I went and got a bucket and the tongs from the grill. I donned safety goggles, a shower cap, rubber gloves and an apron. I opened the basement door and flipped on all the lights. I stood at the top of the stairs for a moment and listened. There was silence. I slowly crept down the stairs and peeked over the rail at the area I last saw my victim. He was still there- motionless now- with trap clamped to one of it’s his hind legs. I inched closer carefully watching for any movement. There was nothing. I reached out and poked the trap with the tongs. Nothing- the mouse was dead and I had won. I sighed in relief and did a little dance there in the basement. I picked up the trap and examined the little fur ball dangling by its leg.
“That’ll teach you.” I boldly snarled. Between the wife’s gentle coaxing and the successful kill without having to bash the mouse’s head in on the sidewalk with a hammer, I had renewed levels of testosterone. I was a man again- The Great White Hunter, master of my domain, a knight in shinning armor and defender of freedom. I carried the trap out onto the front porch and deposited my first kill on the railing as a warning to mice everywhere that “here there be death for all who shall trespass”. I felt alive. I wanted to carve out his tiny heart with a knife and drink his blood as in some ancient tribal ritual… but then remembered the part about the plague. Instead, I reset the traps and placed two in the basement and two in the kitchen. Before crawling into bed, I called the wife again and assured her I had defended our home.
Hunting Log Day 3
Awoke this morning to discover two new kills.
Three confirmed kills total.
I deposited the fresh kills on the porch rail with their departed brother from the night before. I called the wife and woke her up to proudly announce my kills. That evening I came home from work and reset all the traps as before.
Hunting Log Day 4
Awoke this morning to discover two new kills.
Five confirmed kills total.
My “porch railing of death” was now most impressive. I called the wife again (this time a little later) to brag. She seemed to be proud, albeit timid about the monster she seemed to have created in me. At this point I was obsessed with tending my traps and completely eradicating northern Michigan’s mice population. It was all I talked about and all I thought about. Every noise I heard in my lonely house sounded like a trap clamping down on some rodents helpless little furry head.
Hunting Log Day 5
No kills today- no traps triggered.
Perhaps I’ve got them on the run?
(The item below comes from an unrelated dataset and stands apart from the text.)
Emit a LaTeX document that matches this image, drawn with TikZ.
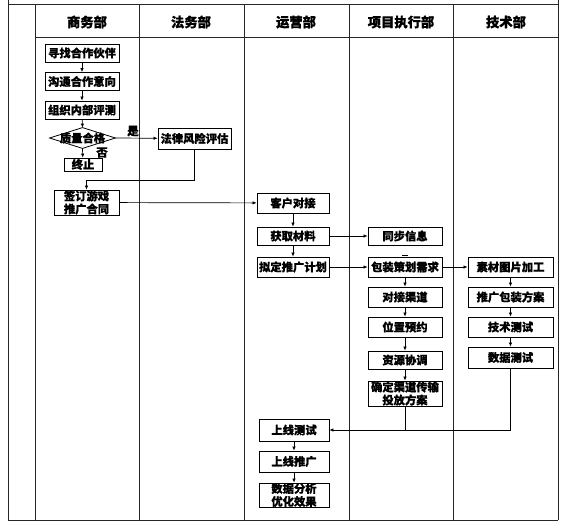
\documentclass[tikz,border=0pt]{standalone}
\usepackage{fontspec}
\newfontfamily\cjk{Noto Sans CJK SC}[BoldFeatures={FakeBold=0.8}]
\usetikzlibrary{arrows.meta}

\begin{document}
\begin{tikzpicture}[x=1pt,y=-1pt,
  box/.style={draw=black,line width=0.8pt,inner sep=0pt,align=center,
    font=\cjk\bfseries\fontsize{11.3}{13}\selectfont},
  head/.style={inner sep=0pt,font=\cjk\bfseries\fontsize{13.3}{14}\selectfont},
  lab/.style={inner sep=0pt,font=\cjk\bfseries\fontsize{11.5}{12}\selectfont},
  arr/.style={black,line width=0.7pt,-{Latex[length=4pt,width=3.5pt]}},
  lane/.style={black!85,line width=1pt}]
\useasboundingbox (0,0) rectangle (563,530);
\draw [lane] (8,4) -- (558,4);
\draw [lane] (8,0) -- (8,520);
\draw [lane] (558,0) -- (558,520);
\draw [lane] (8,520) -- (558,520);
\draw [lane] (35,37) -- (558,37);
\foreach \x in {35,139,244,349,453}
  \draw [lane] (\x,4) -- (\x,520);
\node [head] (hshang) at (87,22) {商务部};
\node [head] (hfa) at (191,22) {法务部};
\node [head] (hyun) at (296,22) {运营部};
\node [head] (hxiang) at (401,22) {项目执行部};
\node [head] (hji) at (506,22) {技术部};
\node [box,minimum width=74,minimum height=18] (xunzhao) at (82,53) {寻找合作伙伴};
\node [box,minimum width=74,minimum height=18] (goutong) at (82,81.5) {沟通合作意向};
\node [box,minimum width=74,minimum height=18] (zuzhi) at (82,110) {组织内部评测};
\node [box,draw=none,minimum width=65,minimum height=20] (zhiliang) at (82.5,138) {质量合格};
\draw [black,line width=0.8pt] (zhiliang.west) -- (zhiliang.north) -- (zhiliang.east) -- (zhiliang.south) -- cycle;
\node [box,minimum width=38,minimum height=13] (zhongzhi) at (83,164.5) {终止};
\node [box,minimum width=73,minimum height=21] (falv) at (194.5,138.5) {法律风险评估};
\node [box,minimum width=65,minimum height=25] (qianding) at (86.5,202.5) {签订游戏\\推广合同};
\node [box,minimum width=72,minimum height=20] (kehu) at (293,203) {客户对接};
\node [box,minimum width=72,minimum height=18] (huoqu) at (293,236) {获取材料};
\node [box,minimum width=72,minimum height=20] (niding) at (293,267) {拟定推广计划};
\node [box,minimum width=74,minimum height=18] (tongbu) at (405,236) {同步信息};
\node [box,minimum width=74,minimum height=20] (baozhuang) at (405,267) {包装策划需求};
\node [box,minimum width=74,minimum height=20] (duijie) at (405,297) {对接渠道};
\node [box,minimum width=74,minimum height=20] (weizhi) at (405,327) {位置预约};
\node [box,minimum width=74,minimum height=18] (ziyuan) at (405,360) {资源协调};
\node [box,minimum width=74,minimum height=25] (queding) at (405,393.5) {确定渠道传输\\投放方案};
\node [box,minimum width=85,minimum height=20] (sucai) at (510.5,267) {素材图片加工};
\node [box,minimum width=85,minimum height=20] (tuiguang) at (510.5,297) {推广包装方案};
\node [box,minimum width=85,minimum height=20] (jishu) at (510.5,327) {技术测试};
\node [box,minimum width=85,minimum height=21] (shuju) at (510.5,357.5) {数据测试};
\node [box,minimum width=70,minimum height=22] (ceshi) at (294,430) {上线测试};
\node [box,minimum width=70,minimum height=21] (shangxian) at (294,461.5) {上线推广};
\node [box,minimum width=70,minimum height=24] (fenxi) at (294,495) {数据分析\\优化效果};
\draw [arr] (xunzhao) -- (goutong);
\draw [arr] (goutong) -- (zuzhi);
\draw [arr] (zuzhi) -- (zhiliang.north);
\draw [arr] (zhiliang.south) -- (zhongzhi);
\draw [arr] (zhiliang.east) -- (falv);
\node [lab] (shi) at (133,131) {是};
\node [lab] (fou) at (102,152.5) {否};
\draw [arr] (falv.south) |- ([yshift=9pt]qianding.north) -- (qianding.north);
\draw [arr] (qianding) -- (kehu);
\draw [arr] (kehu) -- (huoqu);
\draw [arr] (huoqu) -- (niding);
\draw [arr] (huoqu) -- (tongbu);
\draw [arr] (niding) -- (baozhuang);
\draw [arr] (baozhuang) -- (sucai);
\draw [black,line width=1pt] ([xshift=-3pt,yshift=-10pt]tongbu.south) -- ([xshift=3pt,yshift=-10pt]tongbu.south);
\draw [arr] (baozhuang) -- (duijie);
\draw [arr] (duijie) -- (weizhi);
\draw [arr] (weizhi) -- (ziyuan);
\draw [arr] (ziyuan) -- (queding);
\draw [arr] (sucai) -- (tuiguang);
\draw [arr] (tuiguang) -- (jishu);
\draw [arr] (jishu) -- (shuju);
\draw [arr] (shuju.south) |- (ceshi.east);
\draw [black,line width=0.7pt] (queding.south) -- (queding.south |- ceshi.east);
\draw [arr] (ceshi) -- (shangxian);
\draw [arr] (shangxian) -- (fenxi);
\end{tikzpicture}
\end{document}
I was skeptical. Maybe they were just being timid. After all, wouldn’t you be if dad, mom, brother, sister and Uncle City-Mouse went out for supper and didn’t come home? That’s ok with me. I want them to be too terrified to touch any morsel of food ever again. Still, I wasn’t naive enough to believe I had won completely.
Hunting Log Day 6
Awoke this morning to discover one more new kill.
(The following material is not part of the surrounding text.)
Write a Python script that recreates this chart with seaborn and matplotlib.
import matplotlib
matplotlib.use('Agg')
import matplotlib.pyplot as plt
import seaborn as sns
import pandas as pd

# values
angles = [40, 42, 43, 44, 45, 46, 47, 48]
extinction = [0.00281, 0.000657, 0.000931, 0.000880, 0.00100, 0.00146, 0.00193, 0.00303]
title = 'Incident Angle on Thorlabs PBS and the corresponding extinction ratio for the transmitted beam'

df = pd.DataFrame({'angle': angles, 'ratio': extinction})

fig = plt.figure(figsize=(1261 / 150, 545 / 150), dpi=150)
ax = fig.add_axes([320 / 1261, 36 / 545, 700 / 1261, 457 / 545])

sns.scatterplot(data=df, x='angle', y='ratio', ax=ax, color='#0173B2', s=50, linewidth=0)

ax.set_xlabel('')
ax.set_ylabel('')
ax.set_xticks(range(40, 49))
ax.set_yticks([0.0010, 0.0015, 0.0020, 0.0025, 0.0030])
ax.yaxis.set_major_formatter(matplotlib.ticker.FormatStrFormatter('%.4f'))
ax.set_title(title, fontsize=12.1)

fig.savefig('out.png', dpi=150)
Six confirmed kills total.
It boggles my mind that so many rodents have made my home their home. It made me wonder how many more were down there in the dark recesses of the basement. What else is going on within these walls that I don’t know about? Will I awake one morning to a polar bear eating my ice cream?
I have vowed to the wife that I will continue resetting the traps as long as I am getting kills. I have even pondered buying some of the poison mouse bait. But that just means the poisoned mouse goes and dies somewhere in the walls and stinks up the house with decay come spring. In any case, a once perplexing ethical struggle has become my righteous cause. There IS an end to this battle- and I shall be its just victor. I have met the enemy and smite my foe. And to the wife I say, “Sleep soundly, my fair princess, for tonight your castle is safe. Nothing shall harm you… not on the Great White Hunter’s watch” (queue theme music and end credits).
PS- no animals were harmed in the writing of this blog entry... but so far six mice have been killed in order to inspire it.